The Bank’s Monetary Policy Committee (MPC) determines the interest rate and it comprises nine members, of which four are external to the BoE. The MPC vote was 7-2 in favour of an increase in the U.K. official interest rate, known as “Bank Rate”.

According to the minutes of the meeting, unemployment is at “42-year low and the MPC judges that the level of remaining slack is limited.” However, there is a sting in the tail. The MPC expects GDP to grow “just above its reduced rate of potential.”

The BoE has consistently pointed to uncertainties surrounding Brexit and its negotiations since the 2016 vote and it repeated these concerns again in its statement. “There remain considerable risks to the outlook, which include the response of households, businesses and financial markets to developments related to the process of EU withdrawal.”

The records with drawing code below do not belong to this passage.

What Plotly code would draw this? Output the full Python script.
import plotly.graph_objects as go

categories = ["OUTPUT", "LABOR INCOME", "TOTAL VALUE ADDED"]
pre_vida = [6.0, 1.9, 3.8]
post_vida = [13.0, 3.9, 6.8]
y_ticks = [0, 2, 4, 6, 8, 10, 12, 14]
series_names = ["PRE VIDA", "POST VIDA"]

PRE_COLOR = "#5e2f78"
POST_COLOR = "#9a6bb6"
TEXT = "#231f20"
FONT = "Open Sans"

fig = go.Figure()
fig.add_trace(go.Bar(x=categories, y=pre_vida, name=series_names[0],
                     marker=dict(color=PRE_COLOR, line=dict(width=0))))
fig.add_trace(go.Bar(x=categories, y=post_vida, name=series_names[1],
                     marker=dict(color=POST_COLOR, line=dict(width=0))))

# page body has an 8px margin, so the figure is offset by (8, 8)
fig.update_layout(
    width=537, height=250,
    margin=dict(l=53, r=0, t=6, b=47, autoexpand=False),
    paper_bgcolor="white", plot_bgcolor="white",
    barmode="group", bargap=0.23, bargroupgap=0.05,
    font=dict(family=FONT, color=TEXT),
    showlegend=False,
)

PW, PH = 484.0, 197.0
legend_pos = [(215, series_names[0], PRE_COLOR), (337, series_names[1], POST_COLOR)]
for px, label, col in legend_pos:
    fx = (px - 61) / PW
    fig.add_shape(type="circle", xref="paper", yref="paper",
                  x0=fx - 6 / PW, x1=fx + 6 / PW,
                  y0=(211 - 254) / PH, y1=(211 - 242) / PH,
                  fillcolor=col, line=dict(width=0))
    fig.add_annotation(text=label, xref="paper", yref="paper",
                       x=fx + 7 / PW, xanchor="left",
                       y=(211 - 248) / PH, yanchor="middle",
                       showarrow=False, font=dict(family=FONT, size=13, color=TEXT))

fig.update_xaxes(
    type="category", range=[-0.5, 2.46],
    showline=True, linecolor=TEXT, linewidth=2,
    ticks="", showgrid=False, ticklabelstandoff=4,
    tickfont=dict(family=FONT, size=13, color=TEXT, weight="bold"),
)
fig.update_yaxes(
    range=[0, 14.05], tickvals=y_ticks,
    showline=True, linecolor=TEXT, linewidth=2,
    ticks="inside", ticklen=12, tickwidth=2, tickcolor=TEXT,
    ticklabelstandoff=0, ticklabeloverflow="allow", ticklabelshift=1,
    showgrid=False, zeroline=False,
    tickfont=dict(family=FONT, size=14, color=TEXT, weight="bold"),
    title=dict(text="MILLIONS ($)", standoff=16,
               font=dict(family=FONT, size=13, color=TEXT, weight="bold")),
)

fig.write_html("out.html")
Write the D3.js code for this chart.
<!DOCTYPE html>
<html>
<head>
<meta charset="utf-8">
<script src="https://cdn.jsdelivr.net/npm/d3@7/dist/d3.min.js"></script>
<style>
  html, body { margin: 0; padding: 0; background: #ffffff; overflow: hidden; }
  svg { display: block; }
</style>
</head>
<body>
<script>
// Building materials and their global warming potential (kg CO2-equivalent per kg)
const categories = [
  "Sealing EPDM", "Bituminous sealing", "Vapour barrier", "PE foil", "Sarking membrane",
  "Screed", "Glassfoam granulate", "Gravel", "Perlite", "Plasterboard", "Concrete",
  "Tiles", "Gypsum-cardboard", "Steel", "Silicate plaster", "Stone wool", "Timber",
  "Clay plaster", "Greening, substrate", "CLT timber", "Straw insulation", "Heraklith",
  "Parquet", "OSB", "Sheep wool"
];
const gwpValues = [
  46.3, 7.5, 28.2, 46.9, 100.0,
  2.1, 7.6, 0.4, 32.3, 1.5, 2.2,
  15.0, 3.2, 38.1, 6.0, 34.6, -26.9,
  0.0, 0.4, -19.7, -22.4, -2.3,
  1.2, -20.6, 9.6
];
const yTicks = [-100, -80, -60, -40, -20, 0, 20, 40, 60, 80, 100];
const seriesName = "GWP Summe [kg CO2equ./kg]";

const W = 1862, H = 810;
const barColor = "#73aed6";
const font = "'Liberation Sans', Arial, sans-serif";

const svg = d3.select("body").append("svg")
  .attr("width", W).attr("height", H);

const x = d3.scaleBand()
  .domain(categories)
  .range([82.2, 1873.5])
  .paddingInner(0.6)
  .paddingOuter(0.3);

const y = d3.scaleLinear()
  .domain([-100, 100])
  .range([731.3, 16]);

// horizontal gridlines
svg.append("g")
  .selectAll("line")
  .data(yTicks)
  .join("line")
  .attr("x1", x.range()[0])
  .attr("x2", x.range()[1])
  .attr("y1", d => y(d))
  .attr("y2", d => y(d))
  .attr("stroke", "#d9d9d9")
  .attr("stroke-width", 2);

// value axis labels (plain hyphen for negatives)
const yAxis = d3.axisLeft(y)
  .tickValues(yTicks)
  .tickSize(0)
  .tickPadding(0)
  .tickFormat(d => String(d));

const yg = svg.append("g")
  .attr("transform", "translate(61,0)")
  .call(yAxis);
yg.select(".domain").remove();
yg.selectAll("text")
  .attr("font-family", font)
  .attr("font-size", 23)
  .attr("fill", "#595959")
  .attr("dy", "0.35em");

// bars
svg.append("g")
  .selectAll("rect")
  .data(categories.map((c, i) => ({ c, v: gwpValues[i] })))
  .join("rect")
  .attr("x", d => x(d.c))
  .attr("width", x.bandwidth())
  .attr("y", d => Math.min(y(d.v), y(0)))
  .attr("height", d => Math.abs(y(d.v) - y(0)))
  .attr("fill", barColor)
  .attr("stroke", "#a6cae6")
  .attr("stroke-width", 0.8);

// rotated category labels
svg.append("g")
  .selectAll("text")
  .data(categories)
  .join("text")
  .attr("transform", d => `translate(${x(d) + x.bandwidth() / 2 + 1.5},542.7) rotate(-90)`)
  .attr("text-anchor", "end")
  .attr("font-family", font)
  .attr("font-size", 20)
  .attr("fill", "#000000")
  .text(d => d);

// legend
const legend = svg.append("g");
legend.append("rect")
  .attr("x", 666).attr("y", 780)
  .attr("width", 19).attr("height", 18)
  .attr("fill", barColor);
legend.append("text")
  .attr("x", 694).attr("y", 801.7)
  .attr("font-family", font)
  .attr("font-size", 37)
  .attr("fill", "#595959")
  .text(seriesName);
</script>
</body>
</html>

Fed holds, December increase “all clear”

01 November 2017

The November meeting of the U.S. Fed’s Open Market Committee (FOMC) was expected to keep the federal funds rate range unchanged at 1.00% to 1.25% and to do little else. The decision to leave the rate “came and went with little fanfare” as Westpac economist Elliott Clarke put it as he said markets “had already priced in a December rate hike, and the result of this meeting did not argue against that view.”

ANZ Head of FX strategy, Daniel Been agreed. He said the statement which was released after the meeting flagged another rate rise from the Fed at its December meeting. “Overall, the statement is likely to be seen as providing the all clear for a rate hike next month, although the market was effectively all on board with that view anyway, with a hike around 80% priced ahead of today’s statement.”

Economists in general pointed to a subtle change of language in the statement. As Clarke noted, “The most salient change in the decision statement is arguably the upgrading of the growth view”. The Fed statement referred to economic activity as “rising at a solid rate despite hurricane-related disruptions” rather than the previous statement’s description of “rising moderately so far this year”.

Favoured inflation measure stagnant

30 October 2017

One of the U.S. Fed’s favoured measures of inflation is core personal consumption expenditure (PCE). The core version of consumer spending strips out energy and food components, which are volatile from month to month, in an attempt to identify the prevailing trend. It’s not the only measure of inflation used; the Fed also tracks the Consumer Price Index (CPI) and Producer Price Index (PPI) from the Department of Labor.

The latest PCE figures have been published by the Bureau of Economic Analysis as part of the September figures for personal income and expenditures report. At 0.1% for the month, core PCE inflation was in line with the market’s expectation. On an annual basis, it was steady at 1.3%. July’s comparable annual figure was 1.4% and June’s was 1.5%.